Your goal |
From the data that follows, copy every line holding the string "this".
━━━
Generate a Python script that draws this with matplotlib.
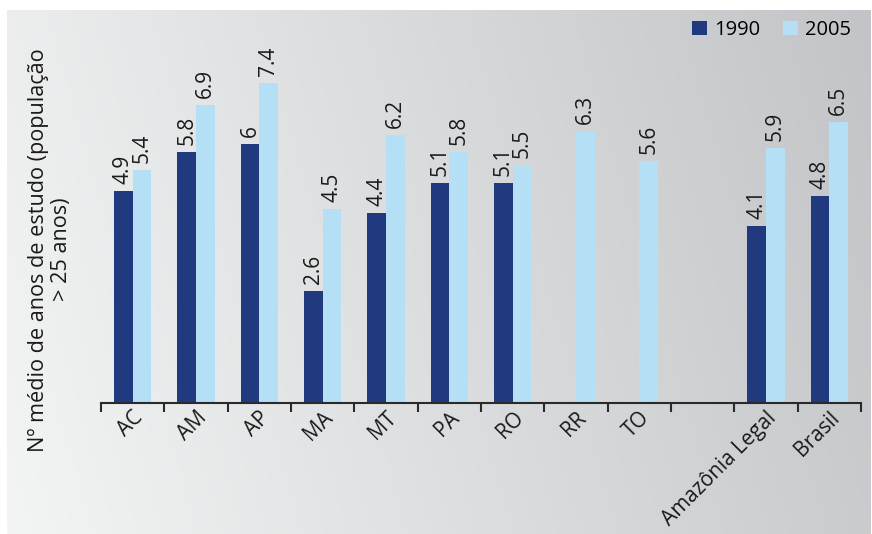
import numpy as np
import matplotlib.pyplot as plt
from matplotlib.colors import LinearSegmentedColormap

# ==========================================
# DATA
# ==========================================
categories = ["AC", "AM", "AP", "MA", "MT", "PA", "RO", "RR", "TO", "",
              "Amazônia Legal", "Brasil"]
values_1990 = [4.9, 5.8, 6, 2.6, 4.4, 5.1, 5.1, None, None, None, 4.1, 4.8]
values_2005 = [5.4, 6.9, 7.4, 4.5, 6.2, 5.8, 5.5, 6.3, 5.6, None, 5.9, 6.5]
series_names = ["1990", "2005"]

ylabel = "Nº médio de anos de estudo (população\n> 25 anos)"

DARK = "#213a7f"
LIGHT = "#b5dff5"
TXT = "#1a1a1a"

plt.rcParams["font.family"] = ["Open Sans", "DejaVu Sans"]

# ==========================================
# FIGURE + GRADIENT PANEL
# ==========================================
W, H = 872, 534
fig = plt.figure(figsize=(W / 100, H / 100), dpi=100)
fig.patch.set_facecolor("white")

bg = fig.add_axes([7 / W, 0, (870 - 7) / W, 524 / H])
bg.set_axis_off()
xx, yy = np.meshgrid(np.linspace(0, 1, 300), np.linspace(1, 0, 200))
grad = 0.85 * xx + 0.15 * yy
cmap = LinearSegmentedColormap.from_list("bg", ["#f3f4f4", "#c3c4c7"])
bg.imshow(grad, cmap=cmap, aspect="auto", extent=[0, 1, 0, 1], vmin=0, vmax=1)

# ==========================================
# BAR CHART
# ==========================================
left, right = 101, 861
bottom, top = 403, 10
ax = fig.add_axes([left / W, (H - bottom) / H, (right - left) / W, (bottom - top) / H])
ax.patch.set_alpha(0)

x = np.arange(len(categories))
w = 0.295
v1 = np.array([np.nan if v is None else v for v in values_1990], dtype=float)
v2 = np.array([np.nan if v is None else v for v in values_2005], dtype=float)

ax.bar(x - w / 2, v1, w, color=DARK, label=series_names[0])
ax.bar(x + w / 2, v2, w, color=LIGHT, label=series_names[1])

for xs, vals in [(x - w / 2, v1), (x + w / 2, v2)]:
    for xi, v in zip(xs, vals):
        if np.isnan(v):
            continue
        ax.annotate(f"{v:g}", (xi, v), xytext=(0, 5), textcoords="offset points",
                    rotation=90, ha="center", va="bottom", fontsize=15,
                    color=TXT)

ax.set_xlim(-0.5, len(categories) - 0.5)
ax.set_ylim(0, (bottom - top) / 43.2)

for s in ["top", "right", "left"]:
    ax.spines[s].set_visible(False)
ax.spines["bottom"].set_color("#2a2a2a")
ax.spines["bottom"].set_linewidth(1.5)
ax.set_yticks([])

# boundary ticks (major) + labels at centers (minor)
ax.set_xticks(np.arange(len(categories) + 1) - 0.5)
ax.set_xticklabels([])
ax.tick_params(axis="x", which="major", length=6.5, width=1.5, color="#2a2a2a")
ax.set_xticks(x, minor=True)
ax.set_xticklabels(categories, minor=True, rotation=45, ha="right",
                   rotation_mode="anchor", fontsize=15, color=TXT)
ax.tick_params(axis="x", which="minor", length=0, pad=3)

ax.text(-0.067, 0.39, ylabel, transform=ax.transAxes, rotation=90,
        ha="center", va="center", multialignment="center", fontsize=15.6,
        color=TXT, linespacing=1.1)

ax.legend(loc="upper right", bbox_to_anchor=(851 / W, (H - 20) / H),
          bbox_transform=fig.transFigure, ncol=2, frameon=False,
          fontsize=14.5, handlelength=0.75, handleheight=0.7,
          handletextpad=0.36, columnspacing=1.1, borderaxespad=0,
          borderpad=0)

fig.savefig("out.png", dpi=100)
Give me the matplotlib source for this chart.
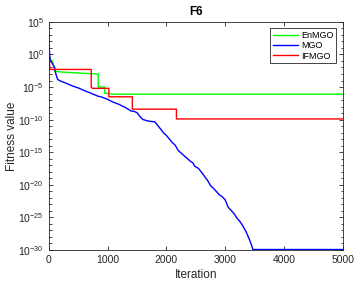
━━━
Solution to the problem |
Generate a Python script that draws this with matplotlib.
Give me the matplotlib source for this chart.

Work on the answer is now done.